Written request>
Copy the data below exactly, omitting any picture it contains.

Supplied data>
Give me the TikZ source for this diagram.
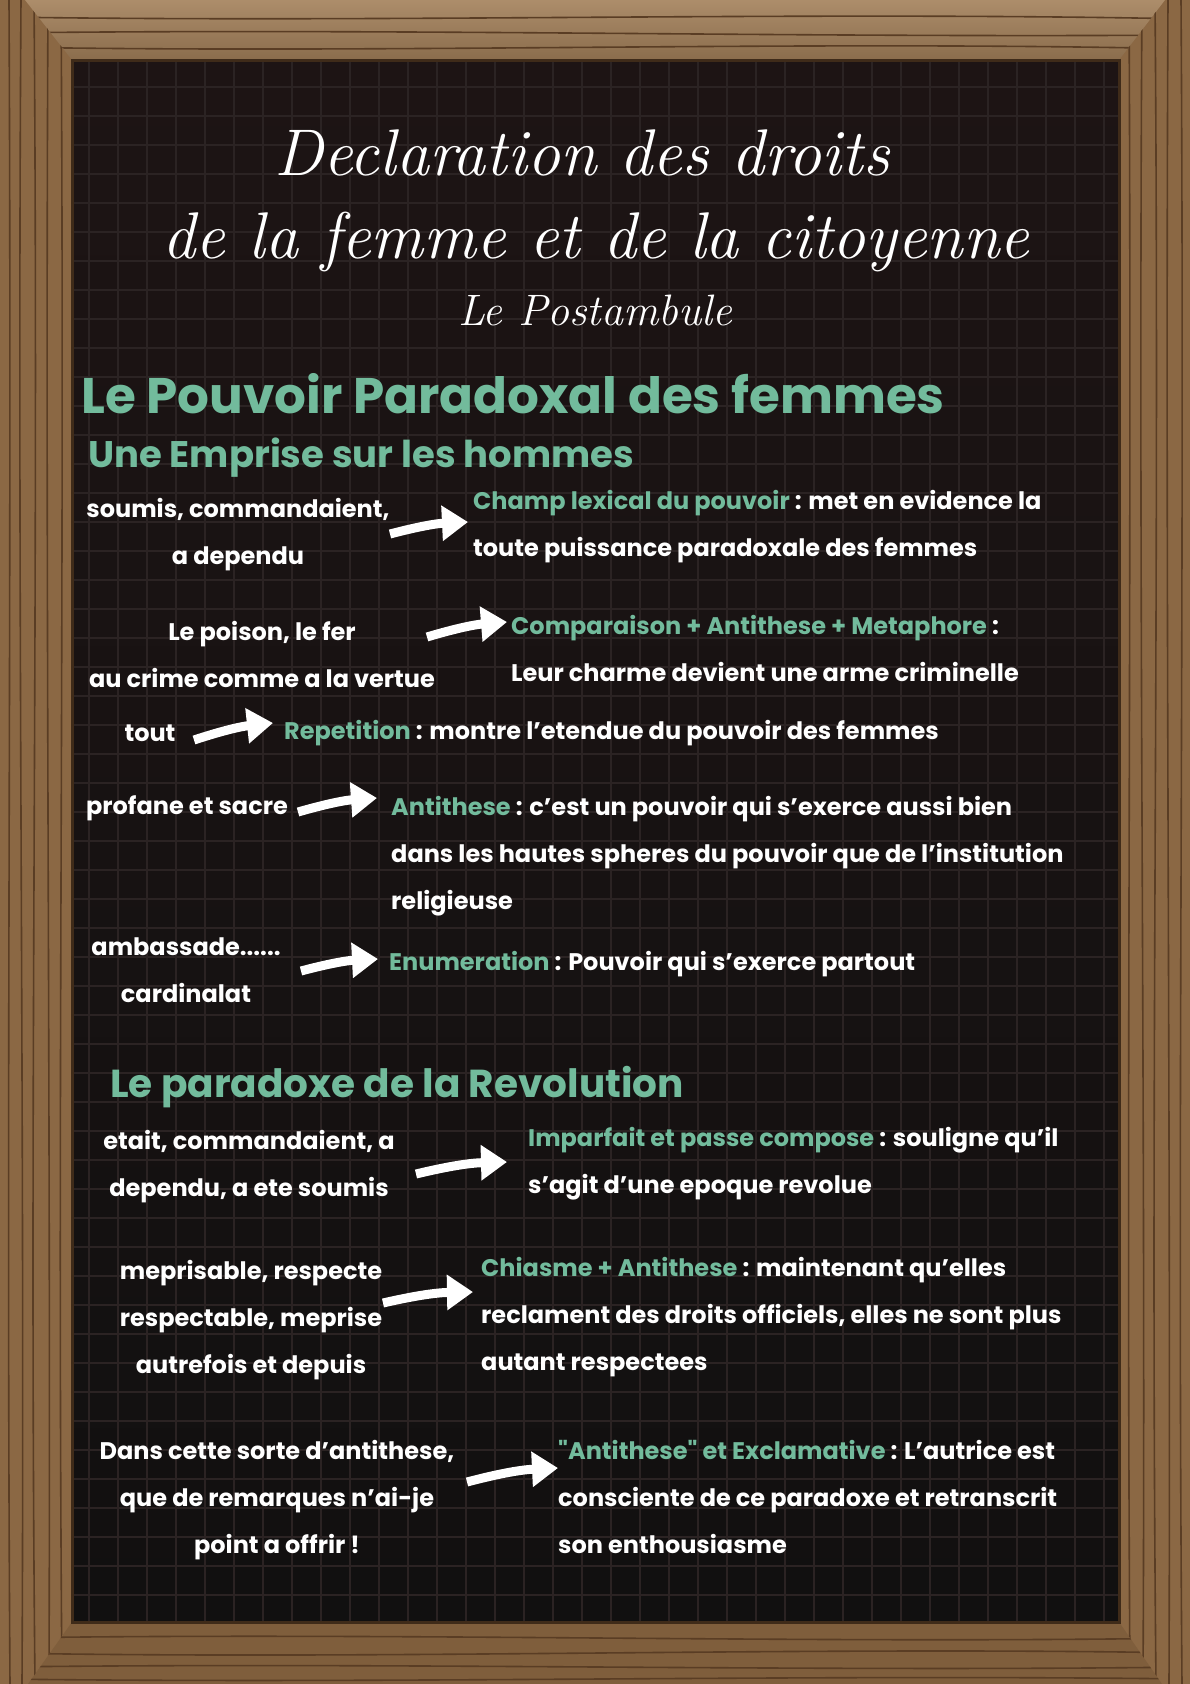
\documentclass[tikz,border=0pt]{standalone}
\usepackage{fontspec}
\usetikzlibrary{arrows.meta}
\newfontfamily\hand{Poppins}
\definecolor{board}{HTML}{111010}
\definecolor{boardtop}{HTML}{1D1414}
\definecolor{chalkgrid}{HTML}{2B2323}
\definecolor{mint}{HTML}{72BB9C}
\definecolor{wood}{HTML}{8B6844}
\definecolor{woodlight}{HTML}{A3805A}
\definecolor{woodlow}{HTML}{7F5E3C}
\definecolor{wooddark}{HTML}{5A3D24}
\newcommand{\procede}[1]{{\color{mint}#1}}
\tikzset{
  titre/.style={white, inner sep=0pt, anchor=base, font=\itshape\fontsize{66}{66}\selectfont},
  rubrique/.style={mint, inner sep=0pt, anchor=base west, font=\hand\bfseries\fontsize{50}{50}\selectfont},
  sousrubrique/.style={mint, inner sep=0pt, anchor=base west, font=\hand\bfseries\fontsize{37}{37}\selectfont},
  mot/.style={white, inner sep=0pt, align=center, font=\hand\bfseries\fontsize{24}{47}\selectfont},
  sens/.style={white, inner sep=0pt, align=left, anchor=west, font=\hand\bfseries\fontsize{24}{47}\selectfont},
  fleche/.style={white, line width=9pt, -{Triangle[length=26pt,width=34pt]}},
  grain/.style={wooddark, line width=1.6pt},
  gridline/.style={chalkgrid, line width=1.5pt},
}
\begin{document}
\begin{tikzpicture}[x=1pt,y=-1pt]
  \useasboundingbox (0,0) rectangle (1190,1684);
  % frame
  \fill[wood] (0,0) rectangle (1190,1684);
  \shade[top color=woodlight!90!white, bottom color=woodlight!85!black] (25,0) -- (1165,0) -- (1119,60) -- (72,60) -- cycle;
  \fill[woodlow] (28,1684) -- (1162,1684) -- (1119,1622) -- (72,1622) -- cycle;
  \begin{scope}
    \clip (25,0) -- (1165,0) -- (1119,60) -- (72,60) -- cycle;
    \foreach \y/\d in {17/6,33/-5,47/7}
      \draw[grain] (0,\y) .. controls (400,\y+\d) and (800,\y-\d) .. (1190,\y+2);
  \end{scope}
  \begin{scope}
    \clip (28,1684) -- (1162,1684) -- (1119,1622) -- (72,1622) -- cycle;
    \foreach \y/\d in {1638/-6,1653/7,1667/-5,1679/5}
      \draw[grain] (0,\y) .. controls (400,\y+\d) and (800,\y-\d) .. (1190,\y);
  \end{scope}
  \begin{scope}
    \clip (0,0) -- (25,0) -- (72,60) -- (72,1622) -- (28,1684) -- (0,1684) -- cycle;
    \foreach \x/\d in {9/3,21/-4,34/5,48/-3,61/4}
      \draw[grain] (\x,0) .. controls (\x+\d,600) and (\x-\d,1100) .. (\x+1,1684);
  \end{scope}
  \begin{scope}
    \clip (1190,0) -- (1165,0) -- (1119,60) -- (1119,1622) -- (1162,1684) -- (1190,1684) -- cycle;
    \foreach \x/\d in {1129/3,1142/-4,1155/5,1168/-3,1181/4}
      \draw[grain] (\x,0) .. controls (\x+\d,600) and (\x-\d,1100) .. (\x+1,1684);
  \end{scope}
  % board
  \shade[top color=boardtop, bottom color=board] (72,60) rectangle (1119,1622);
  \foreach \gx in {89,118,...,1110}
    \draw[gridline] (\gx,60) -- (\gx,1622);
  \foreach \gy in {87,116,...,1615}
    \draw[gridline] (72,\gy) -- (1119,\gy);
  \draw[wooddark!70!black, line width=3pt] (72,60) rectangle (1119,1622);

  % titles
  \node[titre] (titre1) at (582,175) {Declaration des droits};
  \node[titre] (titre2) at (596,258) {de la femme et de la citoyenne};
  \node[titre, font=\itshape\fontsize{44}{44}\selectfont] (postambule) at (595,325) {Le Postambule};

  \node[rubrique] (pouvoir) at (81,413) {Le Pouvoir Paradoxal des femmes};
  \node[sousrubrique] (emprise) at (88,467) {Une Emprise sur les hommes};

  % une emprise sur les hommes
  \node[mot] (soumis) at (238,535) {soumis, commandaient,\\a dependu};
  \node[sens] (champ) at (473,527) {\procede{Champ lexical du pouvoir} : met en evidence la\\toute puissance paradoxale des femmes};
  \coordinate (f1a) at (390,534); \coordinate (f1b) at (468,522);
  \draw[fleche] (f1a) to[bend left=6] (f1b);

  \node[mot] (poison) at (262,654) {Le poison, le fer\\au crime comme a la vertue};
  \node[sens] (comparaison) at (511,648) {\procede{Comparaison + Antithese + Metaphore} :\\Leur charme devient une arme criminelle};
  \coordinate (f2a) at (427,637); \coordinate (f2b) at (507,622);
  \draw[fleche] (f2a) to[bend left=6] (f2b);

  \node[mot] (tout) at (150,733) {tout};
  \node[sens] (repetition) at (284,733) {\procede{Repetition} : montre l’etendue du pouvoir des femmes};
  \coordinate (f3a) at (194,740); \coordinate (f3b) at (273,723);
  \draw[fleche] (f3a) to[bend left=6] (f3b);

  \node[mot] (profane) at (187,808) {profane et sacre};
  \node[sens] (antithese) at (391,856) {\procede{Antithese} : c’est un pouvoir qui s’exerce aussi bien\\dans les hautes spheres du pouvoir que de l’institution\\religieuse};
  \coordinate (f4a) at (298,812); \coordinate (f4b) at (377,798);
  \draw[fleche] (f4a) to[bend left=6] (f4b);

  \node[mot] (ambassade) at (186,970) {ambassade......\\cardinalat};
  \node[sens] (enumeration) at (389,964) {\procede{Enumeration} : Pouvoir qui s’exerce partout};
  \coordinate (f5a) at (301,971); \coordinate (f5b) at (378,959);
  \draw[fleche] (f5a) to[bend left=6] (f5b);

  % le paradoxe de la revolution
  \node[sousrubrique, font=\hand\bfseries\fontsize{39}{39}\selectfont] (revolution) at (110,1097) {Le paradoxe de la Revolution};

  \node[mot] (etait) at (249,1167) {etait, commandaient, a\\dependu, a ete soumis};
  \node[sens] (imparfait) at (528,1164) {\procede{Imparfait et passe compose} : souligne qu’il\\s’agit d’une epoque revolue};
  \coordinate (f6a) at (416,1174); \coordinate (f6b) at (507,1162);
  \draw[fleche] (f6a) to[bend left=6] (f6b);

  \node[mot] (meprisable) at (251,1320) {meprisable, respecte\\respectable, meprise\\autrefois et depuis};
  \node[sens] (chiasme) at (481,1317) {\procede{Chiasme + Antithese} : maintenant qu’elles\\reclament des droits officiels, elles ne sont plus\\autant respectees};
  \coordinate (f7a) at (383,1303); \coordinate (f7b) at (473,1292);
  \draw[fleche] (f7a) to[bend left=6] (f7b);

  \node[mot] (sorte) at (277,1500) {Dans cette sorte d’antithese,\\que de remarques n’ai-je\\point a offrir !};
  \node[sens] (exclamative) at (558,1497) {\procede{"Antithese" et Exclamative} : L’autrice est\\consciente de ce paradoxe et retranscrit\\son enthousiasme};
  \coordinate (f8a) at (467,1482); \coordinate (f8b) at (558,1468);
  \draw[fleche] (f8a) to[bend left=6] (f8b);
\end{tikzpicture}
\end{document}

Solution for this problem>
Give me the TikZ source for this diagram.
\documentclass[tikz,border=0pt]{standalone}
\usepackage{fontspec}
\usetikzlibrary{arrows.meta}
\newfontfamily\hand{Poppins}
\definecolor{board}{HTML}{111010}
\definecolor{boardtop}{HTML}{1D1414}
\definecolor{chalkgrid}{HTML}{2B2323}
\definecolor{mint}{HTML}{72BB9C}
\definecolor{wood}{HTML}{8B6844}
\definecolor{woodlight}{HTML}{A3805A}
\definecolor{woodlow}{HTML}{7F5E3C}
\definecolor{wooddark}{HTML}{5A3D24}
\newcommand{\procede}[1]{{\color{mint}#1}}
\tikzset{
  titre/.style={white, inner sep=0pt, anchor=base, font=\itshape\fontsize{66}{66}\selectfont},
  rubrique/.style={mint, inner sep=0pt, anchor=base west, font=\hand\bfseries\fontsize{50}{50}\selectfont},
  sousrubrique/.style={mint, inner sep=0pt, anchor=base west, font=\hand\bfseries\fontsize{37}{37}\selectfont},
  mot/.style={white, inner sep=0pt, align=center, font=\hand\bfseries\fontsize{24}{47}\selectfont},
  sens/.style={white, inner sep=0pt, align=left, anchor=west, font=\hand\bfseries\fontsize{24}{47}\selectfont},
  fleche/.style={white, line width=9pt, -{Triangle[length=26pt,width=34pt]}},
  grain/.style={wooddark, line width=1.6pt},
  gridline/.style={chalkgrid, line width=1.5pt},
}
\begin{document}
\begin{tikzpicture}[x=1pt,y=-1pt]
  \useasboundingbox (0,0) rectangle (1190,1684);
  % frame
  \fill[wood] (0,0) rectangle (1190,1684);
  \shade[top color=woodlight!90!white, bottom color=woodlight!85!black] (25,0) -- (1165,0) -- (1119,60) -- (72,60) -- cycle;
  \fill[woodlow] (28,1684) -- (1162,1684) -- (1119,1622) -- (72,1622) -- cycle;
  \begin{scope}
    \clip (25,0) -- (1165,0) -- (1119,60) -- (72,60) -- cycle;
    \foreach \y/\d in {17/6,33/-5,47/7}
      \draw[grain] (0,\y) .. controls (400,\y+\d) and (800,\y-\d) .. (1190,\y+2);
  \end{scope}
  \begin{scope}
    \clip (28,1684) -- (1162,1684) -- (1119,1622) -- (72,1622) -- cycle;
    \foreach \y/\d in {1638/-6,1653/7,1667/-5,1679/5}
      \draw[grain] (0,\y) .. controls (400,\y+\d) and (800,\y-\d) .. (1190,\y);
  \end{scope}
  \begin{scope}
    \clip (0,0) -- (25,0) -- (72,60) -- (72,1622) -- (28,1684) -- (0,1684) -- cycle;
    \foreach \x/\d in {9/3,21/-4,34/5,48/-3,61/4}
      \draw[grain] (\x,0) .. controls (\x+\d,600) and (\x-\d,1100) .. (\x+1,1684);
  \end{scope}
  \begin{scope}
    \clip (1190,0) -- (1165,0) -- (1119,60) -- (1119,1622) -- (1162,1684) -- (1190,1684) -- cycle;
    \foreach \x/\d in {1129/3,1142/-4,1155/5,1168/-3,1181/4}
      \draw[grain] (\x,0) .. controls (\x+\d,600) and (\x-\d,1100) .. (\x+1,1684);
  \end{scope}
  % board
  \shade[top color=boardtop, bottom color=board] (72,60) rectangle (1119,1622);
  \foreach \gx in {89,118,...,1110}
    \draw[gridline] (\gx,60) -- (\gx,1622);
  \foreach \gy in {87,116,...,1615}
    \draw[gridline] (72,\gy) -- (1119,\gy);
  \draw[wooddark!70!black, line width=3pt] (72,60) rectangle (1119,1622);

  % titles
  \node[titre] (titre1) at (582,175) {Declaration des droits};
  \node[titre] (titre2) at (596,258) {de la femme et de la citoyenne};
  \node[titre, font=\itshape\fontsize{44}{44}\selectfont] (postambule) at (595,325) {Le Postambule};

  \node[rubrique] (pouvoir) at (81,413) {Le Pouvoir Paradoxal des femmes};
  \node[sousrubrique] (emprise) at (88,467) {Une Emprise sur les hommes};

  % une emprise sur les hommes
  \node[mot] (soumis) at (238,535) {soumis, commandaient,\\a dependu};
  \node[sens] (champ) at (473,527) {\procede{Champ lexical du pouvoir} : met en evidence la\\toute puissance paradoxale des femmes};
  \coordinate (f1a) at (390,534); \coordinate (f1b) at (468,522);
  \draw[fleche] (f1a) to[bend left=6] (f1b);

  \node[mot] (poison) at (262,654) {Le poison, le fer\\au crime comme a la vertue};
  \node[sens] (comparaison) at (511,648) {\procede{Comparaison + Antithese + Metaphore} :\\Leur charme devient une arme criminelle};
  \coordinate (f2a) at (427,637); \coordinate (f2b) at (507,622);
  \draw[fleche] (f2a) to[bend left=6] (f2b);

  \node[mot] (tout) at (150,733) {tout};
  \node[sens] (repetition) at (284,733) {\procede{Repetition} : montre l’etendue du pouvoir des femmes};
  \coordinate (f3a) at (194,740); \coordinate (f3b) at (273,723);
  \draw[fleche] (f3a) to[bend left=6] (f3b);

  \node[mot] (profane) at (187,808) {profane et sacre};
  \node[sens] (antithese) at (391,856) {\procede{Antithese} : c’est un pouvoir qui s’exerce aussi bien\\dans les hautes spheres du pouvoir que de l’institution\\religieuse};
  \coordinate (f4a) at (298,812); \coordinate (f4b) at (377,798);
  \draw[fleche] (f4a) to[bend left=6] (f4b);

  \node[mot] (ambassade) at (186,970) {ambassade......\\cardinalat};
  \node[sens] (enumeration) at (389,964) {\procede{Enumeration} : Pouvoir qui s’exerce partout};
  \coordinate (f5a) at (301,971); \coordinate (f5b) at (378,959);
  \draw[fleche] (f5a) to[bend left=6] (f5b);

  % le paradoxe de la revolution
  \node[sousrubrique, font=\hand\bfseries\fontsize{39}{39}\selectfont] (revolution) at (110,1097) {Le paradoxe de la Revolution};

  \node[mot] (etait) at (249,1167) {etait, commandaient, a\\dependu, a ete soumis};
  \node[sens] (imparfait) at (528,1164) {\procede{Imparfait et passe compose} : souligne qu’il\\s’agit d’une epoque revolue};
  \coordinate (f6a) at (416,1174); \coordinate (f6b) at (507,1162);
  \draw[fleche] (f6a) to[bend left=6] (f6b);

  \node[mot] (meprisable) at (251,1320) {meprisable, respecte\\respectable, meprise\\autrefois et depuis};
  \node[sens] (chiasme) at (481,1317) {\procede{Chiasme + Antithese} : maintenant qu’elles\\reclament des droits officiels, elles ne sont plus\\autant respectees};
  \coordinate (f7a) at (383,1303); \coordinate (f7b) at (473,1292);
  \draw[fleche] (f7a) to[bend left=6] (f7b);

  \node[mot] (sorte) at (277,1500) {Dans cette sorte d’antithese,\\que de remarques n’ai-je\\point a offrir !};
  \node[sens] (exclamative) at (558,1497) {\procede{"Antithese" et Exclamative} : L’autrice est\\consciente de ce paradoxe et retranscrit\\son enthousiasme};
  \coordinate (f8a) at (467,1482); \coordinate (f8b) at (558,1468);
  \draw[fleche] (f8a) to[bend left=6] (f8b);
\end{tikzpicture}
\end{document}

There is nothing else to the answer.